[MERGE] more common-ancestor performance improvements.

Mon Jun 18 19:10:48 BST 2007

-----BEGIN PGP SIGNED MESSAGE-----
Hash: SHA1

John Arbash Meinel wrote:
> John Arbash Meinel has voted +1 (conditional).
> Status is now: Conditionally approved
> Comment:
> I think I was expecting Robert to re-review, since he seemed the most
> capable for reviewing the "graph" code. I'll do what I can, though. I
> don't feel like I have a great grasp of the algorithm you are using (for
> example, how can you have something that is a border ancestor but is a
> descendant of another border ancestor. I would at least think it would
> make it a non-border ancestor....)

A border ancestor is a common ancestor, and it has at least one
descendant that is not a common ancestor.

Z
|
A
|\
B C
|\|
D E

In this graph, A and B are border ancestors, because A has C as a
descendant and B has E as a descendant.  Z not a border, because it has
no un-common descendants.  C, D and E are not borders because they are
not common.

So B is a border ancestor but is a descendant of another border ancestor.

> It might be good to have the algorithm clearly documented, with 'dot'
> examples of the different edge cases we are handling and why.

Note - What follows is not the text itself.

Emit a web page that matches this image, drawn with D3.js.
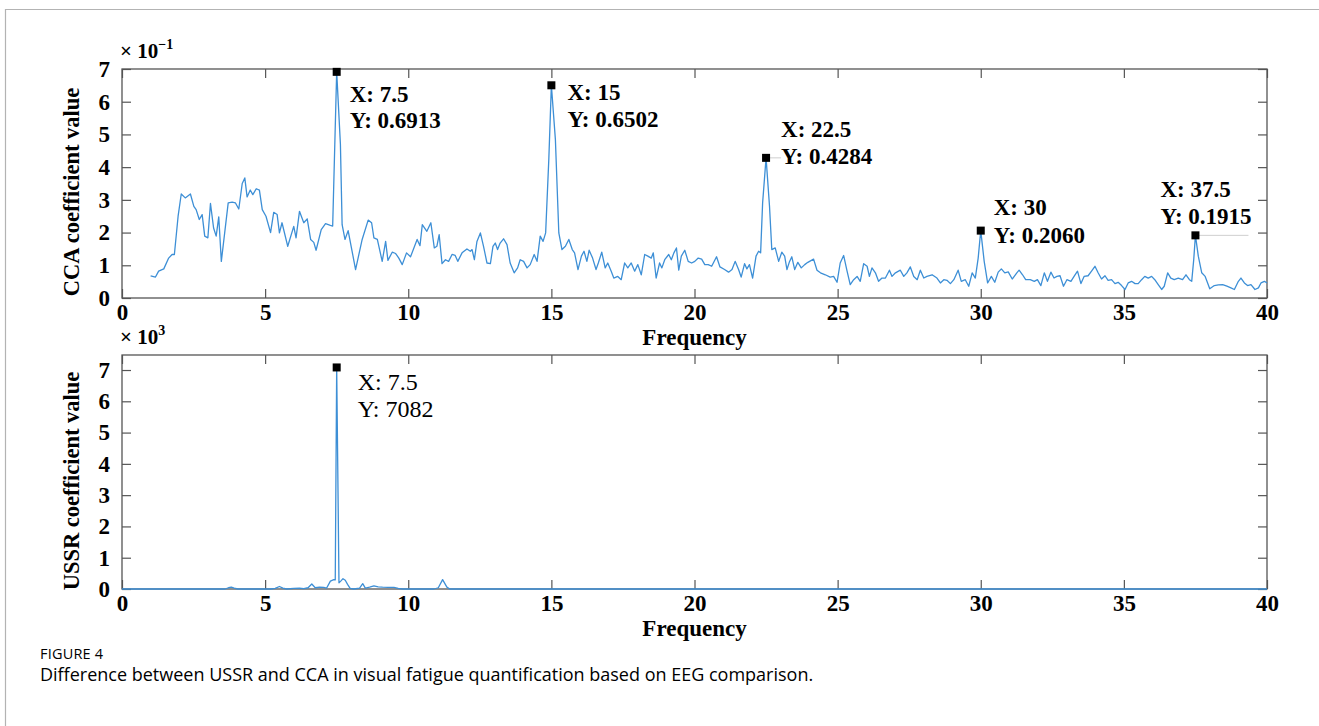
<!DOCTYPE html>
<html>
<head>
<meta charset="utf-8">
<title>USSR vs CCA</title>
<script src="https://d3js.org/d3.v7.min.js"></script>
<style>
  body { margin: 0; background: #fff; }
  svg text { font-family: "Liberation Serif", "Times New Roman", serif; fill: #000; }
  .tick text { font-size: 23px; font-weight: bold; }
  .tick line { stroke: #555; stroke-width: 1.2; }
  .caption text { font-family: "Open Sans", "Noto Sans", sans-serif; }
</style>
</head>
<body>
<svg id="chart" width="1319" height="726"></svg>
<script>
// ---- data ----
const xTicks = [0, 5, 10, 15, 20, 25, 30, 35, 40];
const ccaTicks = [0, 1, 2, 3, 4, 5, 6, 7];              // x 10^-1
const ussrTicks = [0, 1000, 2000, 3000, 4000, 5000, 6000, 7000];

// CCA coefficient (in units of 10^-1) vs frequency
const ccaFreq = [1.0, 1.17, 1.28, 1.46, 1.63, 1.75, 1.83, 1.96, 2.07, 2.21, 2.39, 2.51, 2.59, 2.7, 2.8, 2.89, 3.0, 3.09, 3.2, 3.29,
  3.38, 3.47, 3.71, 3.85, 3.96, 4.08, 4.2, 4.29, 4.37, 4.48, 4.57, 4.69, 4.8, 4.9, 5.03, 5.19, 5.3, 5.42, 5.5, 5.59,
  5.79, 6.0, 6.08, 6.2, 6.35, 6.47, 6.59, 6.7, 6.78, 6.96, 7.11, 7.28, 7.36, 7.5, 7.63, 7.69, 7.79, 7.9, 8.16, 8.39,
  8.6, 8.72, 8.8, 8.92, 9.09, 9.21, 9.29, 9.44, 9.56, 9.67, 9.79, 9.94, 10.08, 10.31, 10.41, 10.49, 10.65, 10.79, 10.91, 11.0,
  11.08, 11.18, 11.3, 11.41, 11.53, 11.64, 11.73, 11.88, 12.05, 12.17, 12.23, 12.31, 12.4, 12.52, 12.63, 12.75, 12.87, 12.96, 13.04, 13.12,
  13.21, 13.33, 13.45, 13.56, 13.7, 13.82, 13.91, 14.03, 14.15, 14.26, 14.4, 14.5, 14.61, 14.71, 14.8, 14.91, 15.0, 15.14, 15.26, 15.37,
  15.49, 15.61, 15.73, 15.81, 15.93, 16.05, 16.14, 16.24, 16.32, 16.44, 16.56, 16.64, 16.76, 16.88, 16.97, 17.09, 17.18, 17.32, 17.44, 17.56,
  17.67, 17.79, 17.91, 18.02, 18.14, 18.26, 18.37, 18.49, 18.56, 18.66, 18.78, 18.86, 18.96, 19.1, 19.19, 19.28, 19.37, 19.45, 19.54, 19.66,
  19.78, 19.9, 20.01, 20.13, 20.25, 20.36, 20.48, 20.6, 20.77, 20.89, 21.05, 21.19, 21.31, 21.42, 21.54, 21.63, 21.75, 21.83, 21.92, 22.03,
  22.15, 22.24, 22.31, 22.38, 22.5, 22.62, 22.7, 22.82, 22.94, 23.05, 23.15, 23.23, 23.31, 23.4, 23.5, 23.61, 23.73, 23.85, 23.96, 24.16,
  24.28, 24.4, 24.57, 24.74, 24.86, 24.98, 25.09, 25.21, 25.33, 25.44, 25.56, 25.68, 25.79, 25.91, 26.03, 26.11, 26.2, 26.32, 26.43, 26.55,
  26.67, 26.81, 26.9, 27.02, 27.19, 27.31, 27.42, 27.54, 27.66, 27.78, 27.89, 28.01, 28.12, 28.3, 28.47, 28.59, 28.71, 28.82, 28.94, 29.06,
  29.21, 29.32, 29.46, 29.58, 29.7, 29.81, 29.91, 30.0, 30.12, 30.24, 30.37, 30.49, 30.61, 30.72, 30.84, 30.96, 31.1, 31.26, 31.34, 31.46,
  31.57, 31.73, 31.87, 31.98, 32.1, 32.22, 32.33, 32.45, 32.56, 32.66, 32.77, 32.89, 33.01, 33.15, 33.26, 33.38, 33.5, 33.61, 33.75, 33.87,
  33.99, 34.1, 34.22, 34.34, 34.45, 34.57, 34.69, 34.8, 34.92, 35.04, 35.15, 35.27, 35.39, 35.5, 35.62, 35.73, 35.85, 35.97, 36.08, 36.2,
  36.32, 36.41, 36.53, 36.64, 36.76, 36.9, 37.05, 37.17, 37.29, 37.37, 37.44, 37.5, 37.6, 37.72, 37.84, 38.0, 38.16, 38.3, 38.45, 38.6,
  38.74, 38.86, 39.0, 39.09, 39.21, 39.32, 39.44, 39.58, 39.7, 39.79, 39.91, 40.0];
const ccaVal = [0.68, 0.64, 0.82, 0.89, 1.22, 1.33, 1.33, 2.5, 3.18, 3.06, 3.18, 2.8, 2.7, 2.4, 2.55, 1.89, 1.84, 2.89, 2.14, 1.89,
  2.48, 1.12, 2.91, 2.93, 2.91, 2.72, 3.5, 3.67, 3.09, 3.3, 3.16, 3.34, 3.3, 2.7, 2.5, 2.0, 2.62, 2.55, 1.99, 2.3,
  1.58, 2.19, 1.84, 2.65, 2.3, 2.42, 1.79, 1.7, 1.46, 2.09, 2.27, 2.22, 2.2, 6.913, 4.7, 2.24, 1.79, 2.06, 0.87, 1.79,
  2.38, 2.3, 1.84, 1.79, 1.12, 1.73, 1.15, 1.4, 1.36, 1.22, 1.02, 1.38, 1.26, 1.79, 1.6, 2.24, 2.04, 2.3, 1.53, 1.58,
  1.94, 1.05, 1.17, 1.12, 1.33, 1.3, 1.12, 1.38, 1.5, 1.43, 1.48, 1.17, 1.73, 1.99, 1.58, 1.07, 1.05, 1.58, 1.68, 1.48,
  1.68, 1.81, 1.63, 1.07, 0.77, 0.92, 1.17, 1.12, 0.92, 1.02, 1.33, 1.12, 1.89, 1.73, 1.99, 4.23, 6.502, 4.85, 1.99, 1.48,
  1.58, 1.79, 1.48, 1.38, 0.87, 1.28, 1.43, 1.12, 1.46, 1.22, 0.87, 1.07, 1.4, 0.92, 1.07, 0.82, 0.61, 0.66, 0.56, 1.07,
  0.92, 1.07, 0.82, 1.02, 0.71, 1.33, 1.28, 1.22, 1.38, 0.61, 1.07, 0.92, 1.17, 1.33, 1.17, 1.38, 1.53, 0.85, 1.28, 1.46,
  1.12, 1.07, 1.12, 1.22, 1.19, 1.02, 1.02, 0.97, 1.26, 0.95, 0.87, 0.79, 0.87, 1.12, 0.87, 0.64, 1.05, 0.89, 1.02, 0.61,
  1.28, 1.43, 1.38, 2.91, 4.284, 2.81, 1.48, 1.53, 1.12, 1.4, 1.28, 0.87, 1.09, 1.26, 0.87, 1.09, 0.92, 1.02, 1.09, 1.19,
  0.85, 0.77, 0.71, 0.64, 0.66, 0.48, 1.07, 1.3, 0.82, 0.41, 0.56, 0.66, 0.51, 1.05, 0.97, 0.66, 0.92, 0.77, 0.51, 0.61,
  0.61, 0.85, 0.66, 0.77, 0.85, 0.66, 0.77, 0.95, 0.66, 0.56, 0.85, 0.61, 0.66, 0.71, 0.61, 0.46, 0.56, 0.54, 0.44, 0.56,
  0.85, 0.51, 0.56, 0.36, 0.77, 0.61, 1.22, 2.06, 1.12, 0.46, 0.66, 0.48, 0.79, 0.89, 0.77, 0.8, 0.58, 0.77, 0.85, 0.71,
  0.56, 0.56, 0.51, 0.56, 0.38, 0.77, 0.51, 0.79, 0.61, 0.66, 0.68, 0.36, 0.56, 0.51, 0.66, 0.82, 0.44, 0.66, 0.68, 0.82,
  0.97, 0.77, 0.58, 0.68, 0.54, 0.56, 0.44, 0.48, 0.38, 0.26, 0.46, 0.51, 0.44, 0.44, 0.56, 0.66, 0.61, 0.66, 0.56, 0.41,
  0.26, 0.36, 0.77, 0.61, 0.56, 0.61, 0.56, 0.71, 0.56, 0.51, 1.17, 1.915, 1.28, 0.77, 0.66, 0.28, 0.38, 0.4, 0.41, 0.36,
  0.31, 0.26, 0.51, 0.61, 0.46, 0.38, 0.41, 0.26, 0.31, 0.46, 0.51, 0.46];

// USSR coefficient vs frequency
const ussrFreq = [0, 3.6, 3.72, 3.82, 3.92, 4.05, 5.2, 5.35, 5.5, 5.62, 5.75, 6.0, 6.2, 6.35, 6.5, 6.63, 6.75, 6.9, 7.05, 7.15,
  7.28, 7.4, 7.45, 7.5, 7.58, 7.65, 7.72, 7.8, 7.88, 7.97, 8.1, 8.3, 8.41, 8.5, 8.65, 8.8, 8.95, 9.1, 9.3, 9.5,
  9.65, 9.8, 10.9, 11.05, 11.2, 11.35, 11.45, 40];
const ussrVal = [0, 0, 40, 60, 30, 0, 0, 20, 80, 30, 0, 20, 30, 15, 40, 160, 40, 60, 50, 30,
  250, 300, 290, 7082, 200, 260, 330, 280, 150, 20, 0, 30, 170, 30, 60, 100, 70, 60, 55, 50,
  20, 0, 0, 40, 300, 60, 0, 0];

// data tips (actual values)
const ccaTips = [{x: 7.5, y: 0.6913}, {x: 15, y: 0.6502}, {x: 22.5, y: 0.4284}, {x: 30, y: 0.2060}, {x: 37.5, y: 0.1915}];
const ussrTips = [{x: 7.5, y: 7082}];

// ---- layout ----
const W = 1319, H = 726;
const left = 122, right = 1267;
const tipOffsets = [[13, 30, 56], [16, 15, 42], [15, -21, 6], [13, -16, 12], [-35, -38, -11]]; // [dx, line1 dy, line2 dy]
const ussrTipOffsets = [[21, 23, 50]];
const lineColor = "#3d8fd6";

const svg = d3.select("#chart");
svg.append("rect").attr("width", W).attr("height", H).attr("fill", "#fff");
svg.append("path").attr("d", `M5.5,${H} V9.5 H${W}`).attr("fill", "none").attr("stroke", "#b3b3b3").attr("stroke-width", 1.2);

const x = d3.scaleLinear().domain([0, 40]).range([left, right]);

function panel(cfg) {
  const y = d3.scaleLinear().domain(cfg.yDomain).range([cfg.bottom, cfg.top]);
  const g = svg.append("g");

  g.append("g").attr("transform", `translate(0,${cfg.bottom})`)
    .call(d3.axisBottom(x).tickValues(xTicks).tickSize(-9).tickPadding(6).tickFormat(d3.format("d")))
    .call(a => a.select(".domain").remove());
  g.append("g").attr("transform", `translate(0,${cfg.top})`)
    .call(d3.axisTop(x).tickValues(xTicks).tickSize(-9).tickFormat(""))
    .call(a => a.select(".domain").remove());
  g.append("g").attr("transform", `translate(${left},0)`)
    .call(d3.axisLeft(y).tickValues(cfg.yTicks).tickSize(-9).tickPadding(12).tickFormat(cfg.yFormat))
    .call(a => a.select(".domain").remove());
  g.append("g").attr("transform", `translate(${right},0)`)
    .call(d3.axisRight(y).tickValues(cfg.yTicks).tickSize(-9).tickFormat(""))
    .call(a => a.select(".domain").remove());
  g.selectAll(".tick line").attr("stroke", "#555");
  g.selectAll(".tick text").attr("fill", "#000");

  g.append("rect")
    .attr("x", left).attr("y", cfg.top)
    .attr("width", right - left).attr("height", cfg.bottom - cfg.top)
    .attr("fill", "none").attr("stroke", "#555").attr("stroke-width", 1.3);

  const line = d3.line().x(d => x(d[0])).y(d => y(d[1]));
  g.append("path")
    .datum(d3.zip(cfg.freq, cfg.val))
    .attr("d", line)
    .attr("fill", "none").attr("stroke", lineColor).attr("stroke-width", 1.3)
    .attr("stroke-linejoin", "round");

  // exponent label
  const ex = g.append("text").attr("x", 120).attr("y", cfg.top - 11)
    .style("font-size", "21px").style("font-weight", "bold");
  ex.append("tspan").text("× 10");
  ex.append("tspan").attr("dy", -9).style("font-size", "14px").text(cfg.exp);

  g.append("text").attr("x", (left + right) / 2).attr("y", cfg.bottom + 47)
    .attr("text-anchor", "middle").style("font-size", "23px").style("font-weight", "bold")
    .text("Frequency");

  g.append("text").attr("transform", `translate(79,${cfg.labelY}) rotate(-90)`)
    .attr("text-anchor", "middle").style("font-size", "22.5px").style("font-weight", "bold")
    .text(cfg.ylabel);

  // data tips
  cfg.tips.forEach((t, i) => {
    const px = x(t.x), py = y(t.y * cfg.tipScale);
    const [dx, d1, d2] = cfg.offsets[i];
    if (cfg.leader && cfg.leader[i]) {
      g.append("line").attr("x1", px).attr("x2", px + cfg.leader[i]).attr("y1", py).attr("y2", py)
        .attr("stroke", "#cfcfcf").attr("stroke-width", 1);
    }
    g.append("rect").attr("x", px - 4).attr("y", py - 4).attr("width", 8).attr("height", 8).attr("fill", "#000");
    const tx = px + dx;
    g.append("text").attr("x", tx).attr("y", py + d1)
      .style("font-size", cfg.tipSize + "px").style("font-weight", cfg.tipWeight)
      .text("X: " + t.x);
    g.append("text").attr("x", tx).attr("y", py + d2)
      .style("font-size", cfg.tipSize + "px").style("font-weight", cfg.tipWeight)
      .text("Y: " + cfg.tipFmt(t.y));
  });
}

panel({
  top: 69, bottom: 298, yDomain: [0, 7], yTicks: ccaTicks, yFormat: d3.format("d"),
  freq: ccaFreq, val: ccaVal, exp: "−1", ylabel: "CCA coefficient value", labelY: 192,
  tips: ccaTips, tipScale: 10, offsets: tipOffsets, tipFmt: d3.format(".4f"),
  tipSize: 23, tipWeight: "bold", leader: [0, 0, 15, 0, 53]
});

panel({
  top: 355, bottom: 589, yDomain: [0, 7480], yTicks: ussrTicks, yFormat: d => d / 1000,
  freq: ussrFreq, val: ussrVal, exp: "3", ylabel: "USSR coefficient value", labelY: 481,
  tips: ussrTips, tipScale: 1, offsets: ussrTipOffsets, tipFmt: d3.format("d"),
  tipSize: 24, tipWeight: "normal"
});

// caption
const cap = svg.append("g").attr("class", "caption");
cap.append("text").attr("x", 40).attr("y", 659).style("font-size", "14.5px").attr("fill", "#666")
  .attr("letter-spacing", 0.2).text("FIGURE 4");
cap.append("text").attr("x", 40).attr("y", 681).style("font-size", "18px").attr("fill", "#555")
  .text("Difference between USSR and CCA in visual fatigue quantification based on EEG comparison.");
</script>
</body>
</html>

Not that I
> would make that a strict requirement for merging, but it would make it a
> bit easier to understand why the code is doing what it does.

Hmm, you mean in docs/developers?  Wouldn't it be better as ascii art in
graph.py?  It just seems like it would be a lot of effort to generate
the diagrams when you were browsing code.

> +    def get_parents(self, revision_ids):
> +        """
> +        Find revision ids of the parents of a list of revisions
> +
> +        A list is returned of the same length as the input.  Each entry
> 
> 
> I'm pretty sure we put the opening comment on the same line as """. So
> it should look like:

Okay.  Somehow I'd gotten the impression that only applied to
single-line docstrings.

> I may be misunderstanding this loop, but it looks broken to me.

You're right.  Thanks.

> Also, as near as I can tell, this loop has no way of telling you what
> parents a "provider" has access to, so it has to return something for
> every revision that you request of it.

That's correct.  It returns None if it doesn't have access to the
parents.  I couldn't think of a better way to request data about a
series of revisions and fail softly if some were missing.

Is that a problem?

> Ultimately, this loop looks like if you ever had to make more than 1
> pass, it would break in very bad ways.

Strangely enough, I am testing it with more than one pass, in
test_common_ancestor_two_repos.  Obviously, I got "lucky".

> You do allow 'get_parents()' to
> return None, so probably you just need to keep the filtered list.
> 
> +        return [found.get(r) for r in revision_ids]
> 
> I really prefer the explicit "found.get(r, None)" I realize that
> dict.get() defaults to returning None, but I don't find that directly
> obvious, and I think some other people are the same way. (Especially
> since getattr works differently, so it isn't a consistent python thing)

To me, the whole point of dict.get is that it returns None instead of
raising KeyError.  And getattr is broken for not following that convention.

> I would like to make a small comment about another possible
> implementation. Rather than keeping a bunch of sets() of nodes, we could
> just create a specific node object for every revision. Which would have
> attributes for whether it had been seen by the different branches.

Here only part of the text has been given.